Jim Brulte, the California Republican Party chairman, took his state’s new renewable energy requirements to task during a Monday interview on the Fox Business Network. The party leader agreed with host Ashley Webster that the mandate is a “con job” given that the analysis used to justify it was based largely off biased data.

“California has taken [former governor] Arnold Schwarzenegger’s very rational environmental programs and taken them to illogical extremes,” Brulte began. “This analyst says that it will actually save homeowners money if we require rooftop solar on new homes. Well, if it will save money then homeowners would do it on the natural. In my area, about 40 percent of the homeowners actually do buy rooftop solar, but it will cost money. Government never gets it right on the cost.”

The exchange was in regard to the California Energy Commission’s decision in May to force every residential home to install solar panels. The new regulation will go into effect in January 2020 and apply to all newly built homes and low-rise apartment buildings.
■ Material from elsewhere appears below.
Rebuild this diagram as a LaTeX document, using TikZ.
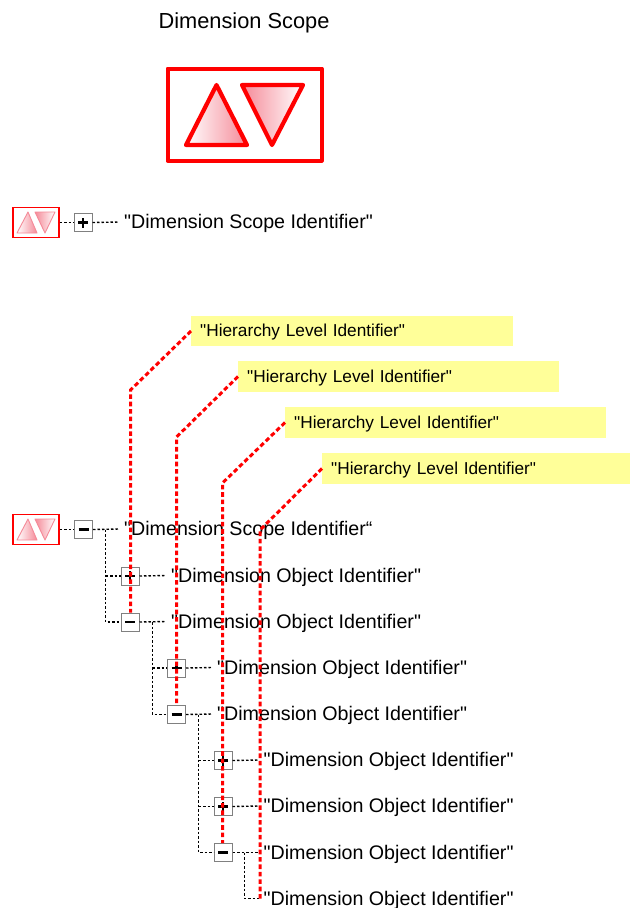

Some exceptions will be given to houses located in shaded areas and residents who are already involved in a renewable energy program. The sweeping mandate is the first of its kind in the U.S.

State regulators have taken heat over the data used to justify the mandate. The California Energy Commission argued solar panels would save residents money on energy bills, but critics counter that they relied on a biased study and lowballed the costs of solar panels.

More specifically, the commission depended on an analysis from Energy and Environmental Economics Inc., a consultancy firm that openly supported the very mandate they were studying.

Regulators determined that the price of solar panel installation would be quite cheap — claiming the cost was $2.93 a watt in 2016 and would later drop to 17 percent by 2020. However, a separate study by a Department of Energy (DOE) laboratory found that the average cost of panels to be $4.50 a watt for the 2- to 4-kilowatt systems the incoming policy requires, resulting in thousands more in expenditures. The DOE lab also predicted a much slower rate of price decreases for solar panels than what regulators suggested.

Additionally, the commission’s analysis rests largely on the assumption that California’s solar subsidy program will continue unchanged. Residents currently benefit a great deal from the state’s net metering policy, which credits panel owners for the power they send back to the grid. However, like many other states across the country, California will soon consider reforms to its net metering policy. Should it roll back these subsidies, the cost of owning a solar panel will increase.

“Though the solar mandate is unlikely to deliver huge savings to consumers, it certainly will raise the price of new and old homes,” Steven Sexton, an assistant professor of public policy and economics at Duke University, wrote in an op-ed for The Wall Street Journal. “Sacramento politicians accuse the Trump administration of ignoring science and forgoing expert, independent review in pursuing its environmental and energy agenda. They should look in the mirror.”